Manifestasi reaksi hipersensitifitas tipe III:
1. Kompleks imun mengendap didalam dinding pembuluh darah
Terjadi agregasi pembuluh trombosit, aktivasi makrofag, perubahan permeabilitas vaskular kerusakan jaringan setempat
2. Kompleks imun mengendap di jaringan
oleh karena: - ukuran kompleks imun yang kecil
- permeabilitis vaskuler meningkat
Type III hypersensitivity reaction
Tipe IV – Hipersensitifitas Berperantara Sel (Lambat)
• Merupakan fungsi limfosit T, bukan fungsi antibodi dan dapat dipindahkan oleh sel T yang terlibat secara imunologik pasif tetapi tidak oleh serum.
• Sel limfosit T dengan reseptor spesifik pada permukaannya akan dirangsang oleh antigen yang sesuai dan mengeluarkan zat Limfokin.
• Limfosit yang terangsang mengalami transformasi menjadi besar seperti Limfoblast yang mampu merusak sel target yang mengendung antigen dipermukaannya.

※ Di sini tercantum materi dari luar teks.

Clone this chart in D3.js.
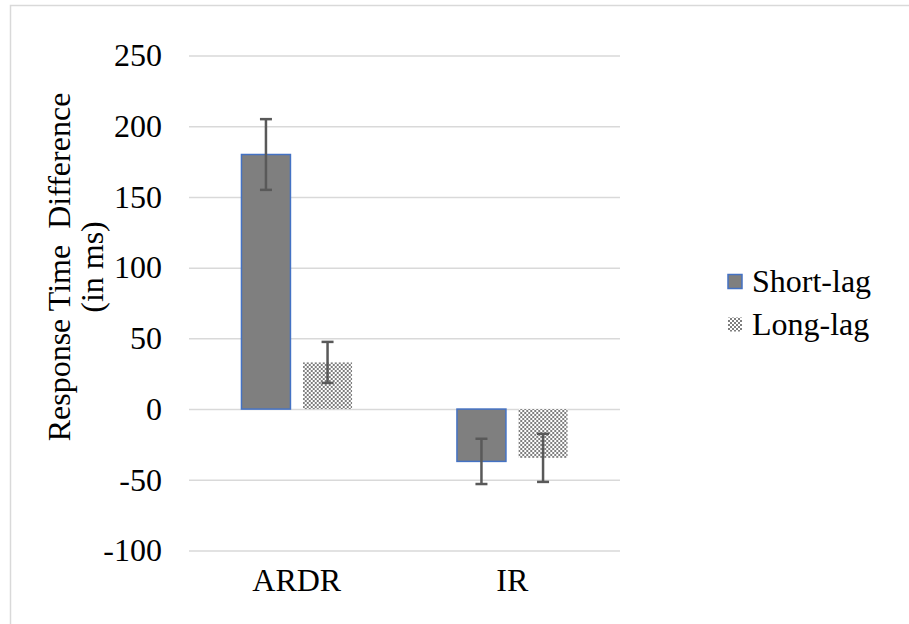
<!DOCTYPE html>
<html>
<head>
<meta charset="utf-8">
<script src="https://cdn.jsdelivr.net/npm/d3@7"></script>
<style>
  html, body { margin: 0; padding: 0; background: #fff; }
  svg text { font-family: "Liberation Serif", "Times New Roman", serif; fill: #000; }
</style>
</head>
<body>
<svg id="chart" width="909" height="624"></svg>
<script>
// Response time differences by condition and lag
const categories = ["ARDR", "IR"];
const seriesNames = ["Short-lag", "Long-lag"];
const shortLag = [180, -37];
const longLag = [33, -34.5];
const shortLagErr = [25, 16];
const longLagErr = [14.5, 17];
const yTicks = [-100, -50, 0, 50, 100, 150, 200, 250];

const FONT = "Liberation Serif, Times New Roman, serif";
const svg = d3.select("#chart");

// checkerboard fill for the long-lag bars
const defs = svg.append("defs");
const pat = defs.append("pattern")
  .attr("id", "checker").attr("patternUnits", "userSpaceOnUse")
  .attr("width", 4).attr("height", 4);
pat.append("rect").attr("width", 4).attr("height", 4).attr("fill", "#ffffff");
pat.append("rect").attr("x", 0).attr("y", 0).attr("width", 2).attr("height", 2).attr("fill", "#7f7f7f");
pat.append("rect").attr("x", 2).attr("y", 2).attr("width", 2).attr("height", 2).attr("fill", "#7f7f7f");

// outer frame
svg.append("rect")
  .attr("x", 10.5).attr("y", 5.5).attr("width", 920).attr("height", 640)
  .attr("fill", "none").attr("stroke", "#d9d9d9").attr("stroke-width", 1.5);

const plot = { left: 189, right: 620, top: 55.5, bottom: 550.5 };

const y = d3.scaleLinear().domain([-100, 250]).range([plot.bottom, plot.top]);
const x0 = d3.scaleBand().domain(categories).range([plot.left, plot.right]);

// gridlines + tick labels
const yAxis = d3.axisLeft(y).tickValues(yTicks)
  .tickFormat(d => String(d))
  .tickSize(-(plot.right - plot.left)).tickPadding(27);
const gy = svg.append("g").attr("transform", `translate(${plot.left},0)`).call(yAxis);
gy.select(".domain").remove();
gy.selectAll(".tick line").attr("stroke", "#d9d9d9").attr("stroke-width", 1.5);
gy.selectAll(".tick text")
  .attr("font-size", 32).attr("font-family", FONT).attr("fill", "#000");

// category labels
const xAxis = d3.axisBottom(x0).tickSize(0).tickPadding(18);
const gx = svg.append("g").attr("transform", `translate(0,${plot.bottom})`).call(xAxis);
gx.select(".domain").remove();
gx.selectAll(".tick text")
  .attr("font-size", 32).attr("font-family", FONT).attr("fill", "#000");

// bar positions inside each band
const barW = 49, gap = 12.6;
const x1 = d3.scaleOrdinal().domain(seriesNames)
  .range([-(barW + gap / 2), gap / 2]);

const rows = categories.map((c, i) => ({
  cat: c,
  values: [
    { s: "Short-lag", v: shortLag[i], e: shortLagErr[i] },
    { s: "Long-lag", v: longLag[i], e: longLagErr[i] }
  ]
}));

const groups = svg.append("g").selectAll("g").data(rows).join("g")
  .attr("transform", d => `translate(${x0(d.cat) + x0.bandwidth() / 2},0)`);

groups.selectAll("rect").data(d => d.values).join("rect")
  .attr("x", d => x1(d.s))
  .attr("y", d => y(Math.max(0, d.v)))
  .attr("width", barW)
  .attr("height", d => Math.abs(y(d.v) - y(0)))
  .attr("fill", d => d.s === "Short-lag" ? "#7f7f7f" : "url(#checker)")
  .attr("stroke", d => d.s === "Short-lag" ? "#4472c4" : "none")
  .attr("stroke-width", 1.5);

// error bars
const eb = groups.selectAll("g.err").data(d => d.values).join("g").attr("class", "err")
  .attr("stroke", "#595959").attr("stroke-width", 2.5);
eb.append("line")
  .attr("x1", d => x1(d.s) + barW / 2).attr("x2", d => x1(d.s) + barW / 2)
  .attr("y1", d => y(d.v + d.e)).attr("y2", d => y(d.v - d.e));
eb.append("line")
  .attr("x1", d => x1(d.s) + barW / 2 - 6).attr("x2", d => x1(d.s) + barW / 2 + 6)
  .attr("y1", d => y(d.v + d.e)).attr("y2", d => y(d.v + d.e));
eb.append("line")
  .attr("x1", d => x1(d.s) + barW / 2 - 6).attr("x2", d => x1(d.s) + barW / 2 + 6)
  .attr("y1", d => y(d.v - d.e)).attr("y2", d => y(d.v - d.e));

// y-axis title (two lines)
const title = svg.append("text")
  .attr("transform", `translate(0,267) rotate(-90)`)
  .attr("text-anchor", "middle").attr("font-size", 32).attr("font-family", FONT)
  .style("white-space", "pre");
title.append("tspan").attr("x", 0).attr("y", 70).text("Response Time  Difference");
title.append("tspan").attr("x", 0).attr("y", 103).text("(in ms)");

// legend
const legend = svg.append("g").attr("transform", "translate(728,0)");
const legY = [281.5, 324.5];
seriesNames.forEach((s, i) => {
  legend.append("rect")
    .attr("x", 0).attr("y", legY[i] - 7).attr("width", 14).attr("height", 14)
    .attr("fill", s === "Short-lag" ? "#7f7f7f" : "url(#checker)")
    .attr("stroke", s === "Short-lag" ? "#4472c4" : "none").attr("stroke-width", 1.5);
  legend.append("text")
    .attr("x", 24).attr("y", legY[i] + 10.5)
    .attr("font-size", 32).attr("font-family", FONT).text(s);
});
</script>
</body>
</html>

• Respon lambat yang dimulai beberapa jam (atau hari) setelah kontak (hipersensitivitas Kontak) dengan antigen dan sering berlangsung selama beberapa hari.
• Respon terutama terdiri atas infiltrasi sel berinti satu dan indurasi jaringan seperti yang terlihat pada uji kulit tuberkulin (Hipersensitivitas Tipe-Tuberkulin).
• Hipersensitifitas lambat dan imunitas berperantara-
sel saling berkaitan erat.
Type IV hypersensitivity reaction
Tipe V – Hipersensitivitas ter-Stimulus
• Ada banyak sel didalam badan yang fungsinya tergantung dari instruksi yang diterima melalui zat tertentu, misalnya hormon yang menempel pada permukaan sel melalui reseptor khas.
• Apabila auto-antibodi terhadap antigen menempel di permukaan sel maka akan terjadi kelainan yang merangsang sel itu sehingga tidak terkontrol.